▼▼▼

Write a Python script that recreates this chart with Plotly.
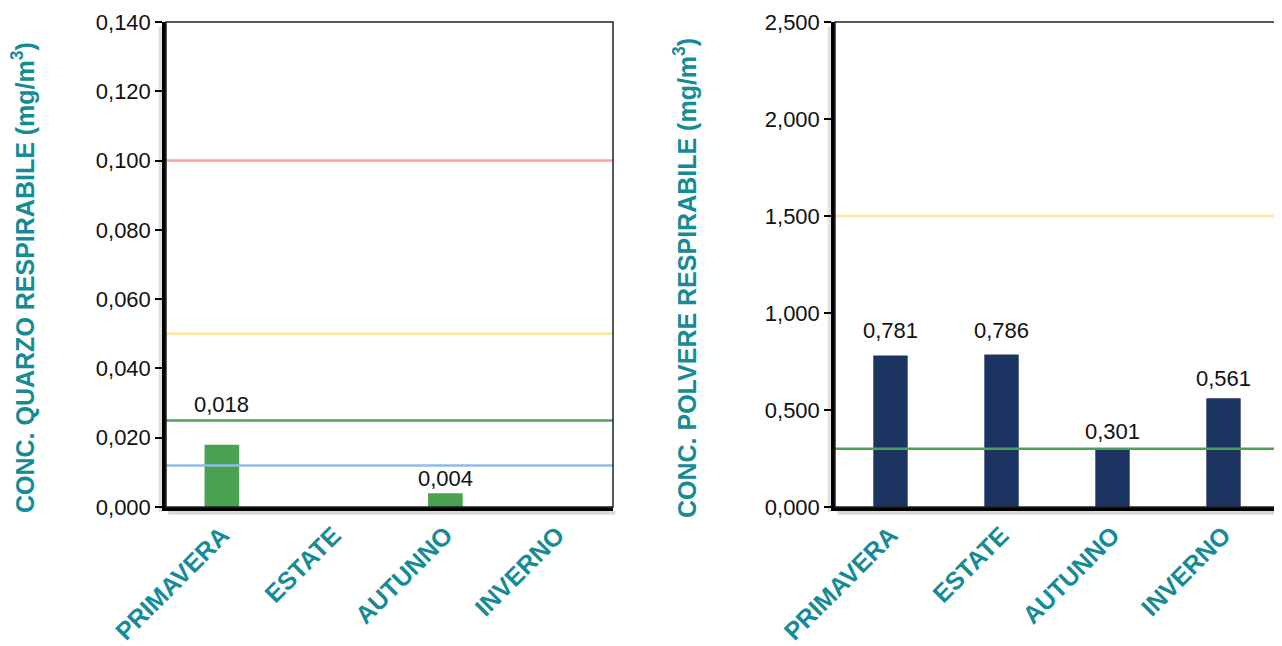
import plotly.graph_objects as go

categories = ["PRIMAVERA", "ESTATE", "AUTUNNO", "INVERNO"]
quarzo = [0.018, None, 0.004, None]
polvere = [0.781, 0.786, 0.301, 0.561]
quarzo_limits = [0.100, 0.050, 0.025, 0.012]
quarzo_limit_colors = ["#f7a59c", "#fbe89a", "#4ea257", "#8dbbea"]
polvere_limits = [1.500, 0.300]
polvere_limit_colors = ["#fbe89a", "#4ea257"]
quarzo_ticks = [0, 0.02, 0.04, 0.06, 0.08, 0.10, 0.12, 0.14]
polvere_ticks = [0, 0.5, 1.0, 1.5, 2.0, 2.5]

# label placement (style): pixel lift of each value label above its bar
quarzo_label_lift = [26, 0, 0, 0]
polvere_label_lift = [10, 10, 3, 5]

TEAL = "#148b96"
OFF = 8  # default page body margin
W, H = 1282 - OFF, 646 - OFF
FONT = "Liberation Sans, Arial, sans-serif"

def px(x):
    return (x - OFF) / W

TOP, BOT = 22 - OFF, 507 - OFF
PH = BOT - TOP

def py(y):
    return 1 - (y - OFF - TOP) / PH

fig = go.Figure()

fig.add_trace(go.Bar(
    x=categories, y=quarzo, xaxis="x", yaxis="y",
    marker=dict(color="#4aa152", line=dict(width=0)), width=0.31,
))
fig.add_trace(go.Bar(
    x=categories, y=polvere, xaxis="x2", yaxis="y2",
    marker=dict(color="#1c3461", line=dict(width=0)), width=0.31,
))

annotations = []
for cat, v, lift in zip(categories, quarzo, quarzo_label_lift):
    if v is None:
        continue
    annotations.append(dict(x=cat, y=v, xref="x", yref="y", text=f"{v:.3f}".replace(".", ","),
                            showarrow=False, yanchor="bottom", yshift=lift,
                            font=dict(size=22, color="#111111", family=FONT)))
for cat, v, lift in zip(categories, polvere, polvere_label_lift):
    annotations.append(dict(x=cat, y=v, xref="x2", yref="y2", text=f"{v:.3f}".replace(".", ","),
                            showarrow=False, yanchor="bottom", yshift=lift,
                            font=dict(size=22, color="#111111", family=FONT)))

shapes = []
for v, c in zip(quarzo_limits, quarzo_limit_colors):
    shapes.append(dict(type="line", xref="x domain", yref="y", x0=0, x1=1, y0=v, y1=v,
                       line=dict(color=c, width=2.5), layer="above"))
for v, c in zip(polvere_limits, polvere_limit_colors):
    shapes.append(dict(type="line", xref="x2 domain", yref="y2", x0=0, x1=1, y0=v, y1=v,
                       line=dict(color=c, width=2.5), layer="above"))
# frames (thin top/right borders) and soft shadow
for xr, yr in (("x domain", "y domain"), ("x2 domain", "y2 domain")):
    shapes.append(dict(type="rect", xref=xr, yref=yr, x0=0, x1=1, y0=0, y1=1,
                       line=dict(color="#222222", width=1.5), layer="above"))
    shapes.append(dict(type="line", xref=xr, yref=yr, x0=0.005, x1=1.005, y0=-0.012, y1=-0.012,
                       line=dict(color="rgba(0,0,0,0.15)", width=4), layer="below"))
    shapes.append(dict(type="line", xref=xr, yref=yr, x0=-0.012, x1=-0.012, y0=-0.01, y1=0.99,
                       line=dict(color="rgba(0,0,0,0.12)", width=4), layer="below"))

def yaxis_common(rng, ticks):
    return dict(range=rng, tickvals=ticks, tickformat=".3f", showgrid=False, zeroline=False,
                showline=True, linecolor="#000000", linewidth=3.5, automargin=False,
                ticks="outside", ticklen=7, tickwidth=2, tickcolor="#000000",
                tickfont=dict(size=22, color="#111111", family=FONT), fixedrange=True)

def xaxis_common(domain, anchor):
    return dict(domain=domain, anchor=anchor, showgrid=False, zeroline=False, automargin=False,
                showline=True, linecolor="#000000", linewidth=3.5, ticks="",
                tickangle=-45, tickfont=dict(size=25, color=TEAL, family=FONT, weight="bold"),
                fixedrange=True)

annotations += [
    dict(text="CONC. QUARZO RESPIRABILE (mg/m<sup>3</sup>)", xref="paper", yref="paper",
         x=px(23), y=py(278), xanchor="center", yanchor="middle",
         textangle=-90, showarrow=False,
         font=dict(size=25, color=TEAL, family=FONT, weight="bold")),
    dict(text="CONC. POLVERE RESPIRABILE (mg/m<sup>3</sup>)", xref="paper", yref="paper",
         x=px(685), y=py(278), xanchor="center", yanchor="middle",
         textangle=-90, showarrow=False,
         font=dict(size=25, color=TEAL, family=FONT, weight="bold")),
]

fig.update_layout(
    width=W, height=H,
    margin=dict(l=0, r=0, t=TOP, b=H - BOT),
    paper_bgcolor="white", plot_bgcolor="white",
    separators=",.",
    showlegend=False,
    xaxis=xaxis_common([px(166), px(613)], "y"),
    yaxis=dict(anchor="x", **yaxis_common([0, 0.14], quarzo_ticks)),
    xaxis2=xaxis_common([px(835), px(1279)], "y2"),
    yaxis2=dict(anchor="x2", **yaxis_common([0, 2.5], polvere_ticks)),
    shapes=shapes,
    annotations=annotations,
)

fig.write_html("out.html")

▲▲▲

Print out the whole of the material word for word, without pictures.

Write a Python script that recreates this chart with Plotly.
import plotly.graph_objects as go

categories = ["PRIMAVERA", "ESTATE", "AUTUNNO", "INVERNO"]
quarzo = [0.018, None, 0.004, None]
polvere = [0.781, 0.786, 0.301, 0.561]
quarzo_limits = [0.100, 0.050, 0.025, 0.012]
quarzo_limit_colors = ["#f7a59c", "#fbe89a", "#4ea257", "#8dbbea"]
polvere_limits = [1.500, 0.300]
polvere_limit_colors = ["#fbe89a", "#4ea257"]
quarzo_ticks = [0, 0.02, 0.04, 0.06, 0.08, 0.10, 0.12, 0.14]
polvere_ticks = [0, 0.5, 1.0, 1.5, 2.0, 2.5]

# label placement (style): pixel lift of each value label above its bar
quarzo_label_lift = [26, 0, 0, 0]
polvere_label_lift = [10, 10, 3, 5]

TEAL = "#148b96"
OFF = 8  # default page body margin
W, H = 1282 - OFF, 646 - OFF
FONT = "Liberation Sans, Arial, sans-serif"

def px(x):
    return (x - OFF) / W

TOP, BOT = 22 - OFF, 507 - OFF
PH = BOT - TOP

def py(y):
    return 1 - (y - OFF - TOP) / PH

fig = go.Figure()

fig.add_trace(go.Bar(
    x=categories, y=quarzo, xaxis="x", yaxis="y",
    marker=dict(color="#4aa152", line=dict(width=0)), width=0.31,
))
fig.add_trace(go.Bar(
    x=categories, y=polvere, xaxis="x2", yaxis="y2",
    marker=dict(color="#1c3461", line=dict(width=0)), width=0.31,
))

annotations = []
for cat, v, lift in zip(categories, quarzo, quarzo_label_lift):
    if v is None:
        continue
    annotations.append(dict(x=cat, y=v, xref="x", yref="y", text=f"{v:.3f}".replace(".", ","),
                            showarrow=False, yanchor="bottom", yshift=lift,
                            font=dict(size=22, color="#111111", family=FONT)))
for cat, v, lift in zip(categories, polvere, polvere_label_lift):
    annotations.append(dict(x=cat, y=v, xref="x2", yref="y2", text=f"{v:.3f}".replace(".", ","),
                            showarrow=False, yanchor="bottom", yshift=lift,
                            font=dict(size=22, color="#111111", family=FONT)))

shapes = []
for v, c in zip(quarzo_limits, quarzo_limit_colors):
    shapes.append(dict(type="line", xref="x domain", yref="y", x0=0, x1=1, y0=v, y1=v,
                       line=dict(color=c, width=2.5), layer="above"))
for v, c in zip(polvere_limits, polvere_limit_colors):
    shapes.append(dict(type="line", xref="x2 domain", yref="y2", x0=0, x1=1, y0=v, y1=v,
                       line=dict(color=c, width=2.5), layer="above"))
# frames (thin top/right borders) and soft shadow
for xr, yr in (("x domain", "y domain"), ("x2 domain", "y2 domain")):
    shapes.append(dict(type="rect", xref=xr, yref=yr, x0=0, x1=1, y0=0, y1=1,
                       line=dict(color="#222222", width=1.5), layer="above"))
    shapes.append(dict(type="line", xref=xr, yref=yr, x0=0.005, x1=1.005, y0=-0.012, y1=-0.012,
                       line=dict(color="rgba(0,0,0,0.15)", width=4), layer="below"))
    shapes.append(dict(type="line", xref=xr, yref=yr, x0=-0.012, x1=-0.012, y0=-0.01, y1=0.99,
                       line=dict(color="rgba(0,0,0,0.12)", width=4), layer="below"))

def yaxis_common(rng, ticks):
    return dict(range=rng, tickvals=ticks, tickformat=".3f", showgrid=False, zeroline=False,
                showline=True, linecolor="#000000", linewidth=3.5, automargin=False,
                ticks="outside", ticklen=7, tickwidth=2, tickcolor="#000000",
                tickfont=dict(size=22, color="#111111", family=FONT), fixedrange=True)

def xaxis_common(domain, anchor):
    return dict(domain=domain, anchor=anchor, showgrid=False, zeroline=False, automargin=False,
                showline=True, linecolor="#000000", linewidth=3.5, ticks="",
                tickangle=-45, tickfont=dict(size=25, color=TEAL, family=FONT, weight="bold"),
                fixedrange=True)

annotations += [
    dict(text="CONC. QUARZO RESPIRABILE (mg/m<sup>3</sup>)", xref="paper", yref="paper",
         x=px(23), y=py(278), xanchor="center", yanchor="middle",
         textangle=-90, showarrow=False,
         font=dict(size=25, color=TEAL, family=FONT, weight="bold")),
    dict(text="CONC. POLVERE RESPIRABILE (mg/m<sup>3</sup>)", xref="paper", yref="paper",
         x=px(685), y=py(278), xanchor="center", yanchor="middle",
         textangle=-90, showarrow=False,
         font=dict(size=25, color=TEAL, family=FONT, weight="bold")),
]

fig.update_layout(
    width=W, height=H,
    margin=dict(l=0, r=0, t=TOP, b=H - BOT),
    paper_bgcolor="white", plot_bgcolor="white",
    separators=",.",
    showlegend=False,
    xaxis=xaxis_common([px(166), px(613)], "y"),
    yaxis=dict(anchor="x", **yaxis_common([0, 0.14], quarzo_ticks)),
    xaxis2=xaxis_common([px(835), px(1279)], "y2"),
    yaxis2=dict(anchor="x2", **yaxis_common([0, 2.5], polvere_ticks)),
    shapes=shapes,
    annotations=annotations,
)

fig.write_html("out.html")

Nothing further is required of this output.